For a Workers America!
For all the prattle about American “democracy,” the U.S. was founded on the maxim that “the people who own the country ought to govern it,” as “founding father” John Jay put it. In the republic that emerged from the War of Independence, the franchise was limited to property-owning white men. The barbaric system of chattel slavery was enshrined in the Constitution, which counted slaves as three-fifths of a person and gave the South control of the federal government. It took decades to expand the vote to poor white men, and it wasn’t until 1920 that women got the vote. The voting age was only lowered to 18 in 1971.
American bourgeois democracy retains a host of undemocratic institutions designed to protect the capitalist exploiters against the exploited and oppressed. These include the unelected Supreme Court; the Senate, which in the antebellum era ensured the domination of the Southern slaveholders; the imperial presidency and the Electoral College, which enables the rulers to override the popular vote. As we noted in 2001, just before George W. Bush was installed in the White House against the will of the voters, “We favor direct popular election of the president just as we favor proportional representation; political parties should be represented in Congress in relation to their strength among voters. But such democratic reforms would not change by one iota the class character of the American state as a capitalist dictatorship” (“ISO Peddles Illusions in Capitalist ‘Democracy’,” WV No. 750, 19 January 2001).
Regardless of the hypocrisy about the equality of all citizens before the law, capitalism is a system based on exploitation and oppression.

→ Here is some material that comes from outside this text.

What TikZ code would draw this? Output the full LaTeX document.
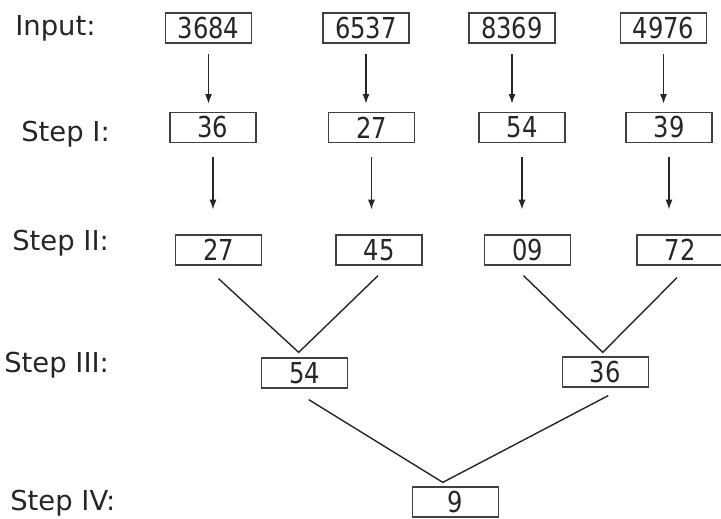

The capitalist state—the army, cops, courts and prisons—serves one fundamental purpose: to suppress class and social struggle in order to maintain bourgeois rule and profits. The state cannot be reformed to serve the interests of the exploited and oppressed. It must be swept away through a socialist revolution that establishes in its place a workers state.
It was this understanding that animated the Bolshevik Party that led the 1917 socialist revolution in Russia. The young workers republic provided a living model of what it means for the working class to rule. Against the fraud of bourgeois democracy, Bolshevik leader V.I. Lenin illustrated how under workers democracy, it is the proletariat and its allies who actually run the state through their soviets (workers councils):
“The old bourgeois apparatus—the bureaucracy, the privileges of wealth, of bourgeois education, of social connections, etc. (these real privileges are the more varied the more highly bourgeois democracy is developed)—all this disappears under the Soviet form of organisation. Freedom of the press ceases to be hypocrisy, because the printing-plants and stocks of paper are taken away from the bourgeoisie. The same thing applies to the best buildings, the palaces, the mansions and manorhouses. Soviet power took thousands upon thousands of these best buildings from the exploiters at one stroke, and in this way made the right of assembly—without which democracy is a fraud—a million times more democratic for the people.”
— V.I. Lenin, The Proletarian Revolution and the Renegade Kautsky (1918)
The racist, decaying capitalist order has long outlived any progressive purpose. Our aim is to forge the revolutionary, multiracial working-class party that will lead the proletariat to power and finally consign bloody capitalism to the trash can of history.